Admittedly, having an SQLSTATE style error code would help once we had
that so you could actually figure out what the error was.
> >If you want (need, if you're using large objects) transactions, you
> >really need to think about your transaction boundries. Don't just wrap
> >your whole frontend in one big, long lived transaction
>
> Totally agree; transactions will keep locks. Release them as soon as the
> business rules and application design says that you can. Note that
> commit-time constraints may make the commit fail; in this case PG will
> force a rollback, but it *should* allow corrective action and another
> attempt at a commit.
This I disagree with for commit time constraints unless stuff was changed
between the draft I have and final wording:
"When a <commit statement> is executed,
all constraints are effectively checked and, if any constraint
is not satisfied, then an exception condition is raised and the
transaction is terminated by an implicit <rollback statement>."

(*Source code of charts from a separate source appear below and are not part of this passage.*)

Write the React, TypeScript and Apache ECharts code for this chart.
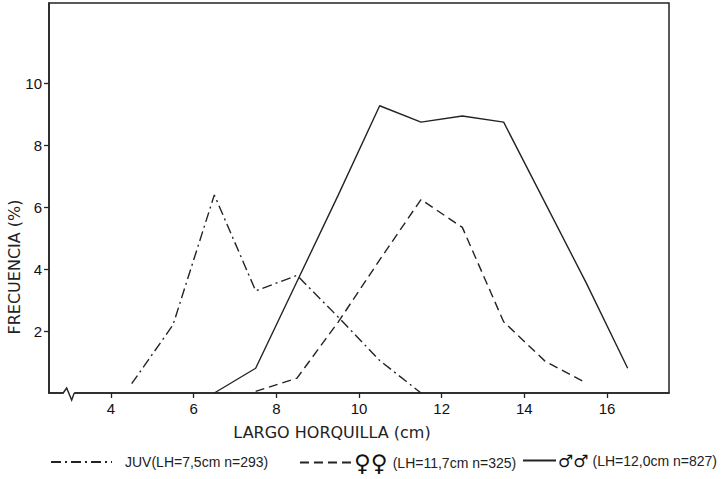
import React, { useEffect, useRef } from "react";
import * as echarts from "echarts";

// Fork-length classes (cm), class mid-points
const lengthClasses = [4.5, 5.5, 6.5, 7.5, 8.5, 9.5, 10.5, 11.5, 12.5, 13.5, 14.5, 15.5, 16.5];

// Frequency (%) per length class; null = class not present in that group
const juvenilePct = [0.3, 2.2, 6.4, 3.3, 3.8, 2.45, 1.05, 0, null, null, null, null, null];
const femalePct = [null, null, null, 0.05, 0.48, 2.3, 4.3, 6.25, 5.35, 2.3, 1.03, 0.32, null];
const malePct = [null, null, 0, 0.8, 3.6, 6.4, 9.28, 8.75, 8.95, 8.75, 6.15, 3.55, 0.8];

const xTickValues = [4, 6, 8, 10, 12, 14, 16];
const yTickValues = [2, 4, 6, 8, 10];

const seriesNames = [
  "JUV(LH=7,5cm n=293)",
  "♀♀ (LH=11,7cm n=325)",
  "♂♂ (LH=12,0cm n=827)",
];

const yAxisTitle = "FRECUENCIA (%)";
const xAxisTitle = "LARGO HORQUILLA (cm)";

const INK = "#232323";
const NUM_FONT = "Liberation Sans, Arial, sans-serif";
const TITLE_FONT = "DejaVu Sans, sans-serif";

const toPairs = (vals: (number | null)[]) =>
  lengthClasses.map((x, i) => [x, vals[i]]);

export default function App() {
  const ref = useRef<HTMLDivElement>(null);

  useEffect(() => {
    if (!ref.current) return;
    const chart = echarts.init(ref.current, undefined, { renderer: "svg" });

    const lineSeries = (name: string, vals: (number | null)[], dash: any) => ({
      name,
      type: "line",
      data: toPairs(vals),
      symbol: "none",
      connectNulls: false,
      lineStyle: { color: INK, width: 1.4, type: dash },
      itemStyle: { color: INK },
    });

    const legendText = (symSize: number, symGap: number) => ({
      fontFamily: NUM_FONT,
      fontSize: 14,
      color: "#222",
      rich: {
        sym: {
          fontFamily: TITLE_FONT,
          fontSize: symSize,
          fontWeight: "bold",
          color: "#111",
          padding: [0, symGap, 0, 0],
        },
        txt: { fontFamily: NUM_FONT, fontSize: 14, color: "#222" },
      },
    });

    const legendFormatter = (name: string) => {
      const m = name.match(/^([♀♂]+)\s(.*)$/);
      return m ? `{sym|${m[1]}}{txt|${m[2]}}` : name;
    };

    const legendBase = {
      padding: 0,
      itemHeight: 14,
      formatter: legendFormatter,
      selectedMode: false,
      itemStyle: { opacity: 0 },
    };

    chart.setOption({
      animation: false,
      backgroundColor: "#fff",
      grid: {
        left: 49,
        right: 55,
        top: 3,
        bottom: 86,
        show: true,
        borderColor: INK,
        borderWidth: 1.5,
      },
      xAxis: {
        type: "value",
        min: 2.5,
        max: 17.5,
        name: xAxisTitle,
        nameLocation: "middle",
        nameGap: 31,
        nameTextStyle: {
          fontFamily: TITLE_FONT,
          fontSize: 16,
          color: "#222",
          padding: [0, 54, 0, 0],
        },
        axisLine: { lineStyle: { color: INK, width: 1.5 } },
        axisTick: { customValues: xTickValues, length: 5, lineStyle: { color: INK, width: 1.3 } },
        axisLabel: {
          customValues: xTickValues,
          margin: 8,
          fontFamily: NUM_FONT,
          fontSize: 15,
          color: "#111",
        },
        splitLine: { show: false },
      },
      yAxis: {
        type: "value",
        min: 0,
        max: 12.6,
        axisLine: { lineStyle: { color: INK, width: 1.5 } },
        axisTick: { customValues: yTickValues, length: 5, lineStyle: { color: INK, width: 1.3 } },
        axisLabel: {
          customValues: yTickValues,
          margin: 7,
          fontFamily: NUM_FONT,
          fontSize: 15,
          color: "#111",
        },
        splitLine: { show: false },
      },
      legend: [
        {
          ...legendBase,
          data: [seriesNames[0]],
          left: 50,
          top: 455,
          itemWidth: 61,
          textStyle: { ...legendText(21, 6), padding: [0, 0, 0, 8] },
        },
        {
          ...legendBase,
          data: [seriesNames[1]],
          left: 299,
          top: 451,
          itemWidth: 52,
          textStyle: { ...legendText(23, 5), padding: [0, 0, 0, -3] },
        },
        {
          ...legendBase,
          data: [seriesNames[2]],
          left: 522,
          top: 452,
          itemWidth: 33,
          textStyle: { ...legendText(17, 4), padding: [0, 0, 0, -3] },
        },
      ],
      series: [
        lineSeries(seriesNames[0], juvenilePct, [10, 4, 2, 4]),
        lineSeries(seriesNames[1], femalePct, [9, 5]),
        lineSeries(seriesNames[2], malePct, "solid"),
      ],
    });

    // Axis-break mark on the x axis at x = 3 cm, and the vertical axis title
    const [bx, by] = chart.convertToPixel({ gridIndex: 0 }, [3, 0]) as number[];
    chart.setOption({
      graphic: [
        {
          type: "rect",
          shape: { x: bx - 6, y: by - 2, width: 10.5, height: 4 },
          style: { fill: "#fff" },
          z: 50,
        },
        {
          type: "polyline",
          shape: {
            points: [
              [bx - 6.5, by],
              [bx - 3, by - 5],
              [bx + 2, by + 7],
              [bx + 4.6, by],
            ],
          },
          style: { stroke: INK, lineWidth: 1.4, fill: "none" },
          z: 51,
        },
        {
          type: "text",
          x: 14,
          y: 267,
          rotation: Math.PI / 2,
          style: {
            text: yAxisTitle,
            fontFamily: TITLE_FONT,
            fontSize: 16,
            fill: "#222",
            textAlign: "center",
            textVerticalAlign: "middle",
          },
          z: 50,
        },
      ],
    });

    return () => chart.dispose();
  }, []);

  return (
    <div
      ref={ref}
      style={{ position: "fixed", left: 0, top: 0, width: 724, height: 479 }}
    />
  );
}
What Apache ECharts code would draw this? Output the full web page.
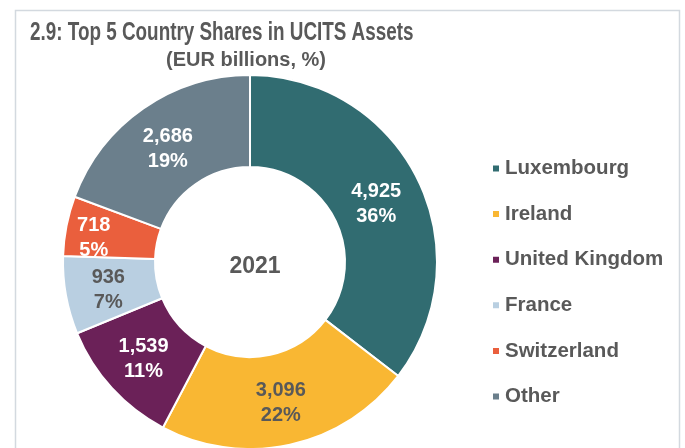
<!DOCTYPE html>
<html><head><meta charset="utf-8">
<script src="https://cdn.jsdelivr.net/npm/echarts@6/dist/echarts.min.js"></script>
<style>html,body{margin:0;padding:0;background:#fff;}#c{width:685px;height:448px;}</style>
</head><body><div id="c"></div>
<script>
const countries = ['Luxembourg','Ireland','United Kingdom','France','Switzerland','Other'];
const values = [4925, 3096, 1539, 936, 718, 2686];
const shares = ['36%','22%','11%','7%','5%','19%'];
const year = '2021';
const titleText = '2.9: Top 5 Country Shares in UCITS Assets';
const subtitleText = '(EUR billions, %)';

const colors = ['#316c71','#f9b733','#6b2158','#b9cfe1','#ea5f3d','#6b7f8c'];
const labelColors = ['#ffffff','#595959','#ffffff','#595959','#ffffff','#ffffff'];
const labelOffsets = [[-3,6],[0,0],[0,0],[0,2],[-15,4],[0,5]];
const fmt = v => v.toLocaleString('en-US');

const chart = echarts.init(document.getElementById('c'));
chart.setOption({
  animation:false,
  textStyle:{fontFamily:'Liberation Sans, Arial, sans-serif'},
  title:[
    {text:subtitleText,left:241,top:45,textAlign:'center',textStyle:{fontSize:20,fontWeight:'bold',color:'#595959'}},
    {text:year,left:250,top:262,textAlign:'center',textVerticalAlign:'middle',textStyle:{fontSize:23,fontWeight:'bold',color:'#595959'}}
  ],
  graphic:[
    {type:'polyline',silent:true,shape:{points:[[15.5,460],[15.5,10.5],[679.5,10.5],[679.5,460]]},style:{stroke:'#d3d9df',lineWidth:1.5,fill:null}},
    {type:'text',silent:true,x:30,y:21,scaleX:0.755,style:{text:titleText,font:'bold 25px "Liberation Sans", Arial, sans-serif',fill:'#595959',textVerticalAlign:'top'}}
  ],
  legend:{orient:'vertical',left:486,top:153,itemWidth:8,itemHeight:8,itemGap:24.6,icon:'rect',
    textStyle:{fontSize:20.5,fontWeight:'bold',color:'#595959'},data:countries},
  series:[{type:'pie',center:[250,262],radius:[95,187],startAngle:90,clockwise:true,
    itemStyle:{borderColor:'#fff',borderWidth:2},
    label:{position:'inside',fontSize:20,fontWeight:'bold',lineHeight:25},
    labelLine:{show:false},
    data:countries.map((n,i)=>({name:n,value:values[i],itemStyle:{color:colors[i]},
      label:{color:labelColors[i],offset:labelOffsets[i],formatter:fmt(values[i])+'\n'+shares[i]}}))
  }]
});
</script></body></html>
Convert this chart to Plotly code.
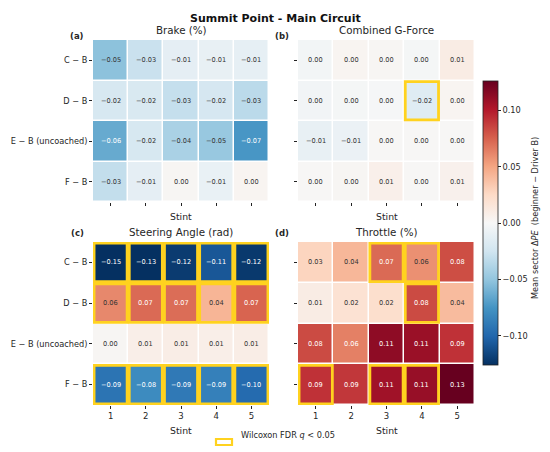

Other places they are a little less explicit about failed commits, but it
certainly allows a cancelation of changes:
"If an SQL-transaction is
terminated by a <rollback statement> or unsuccessful execution of
a <commit statement>, then all changes made to SQL-data or schemas
by that SQL-transaction are canceled. Committed changes cannot be
canceled. If execution of a <commit statement> is attempted, but
certain exception conditions are raised, it is unknown whether or
not the changes made to SQL-data or schemas by that
SQL-transaction are canceled or made persistent.
And I think this makes sense. If you're committing then you're saying
you're done and that you want the transaction to go away. If you just
want to check deferred constraints, there's set constraints mode. I could
almost see certain recoverable internal state things being worth not doing
a rollback for, but not constraints.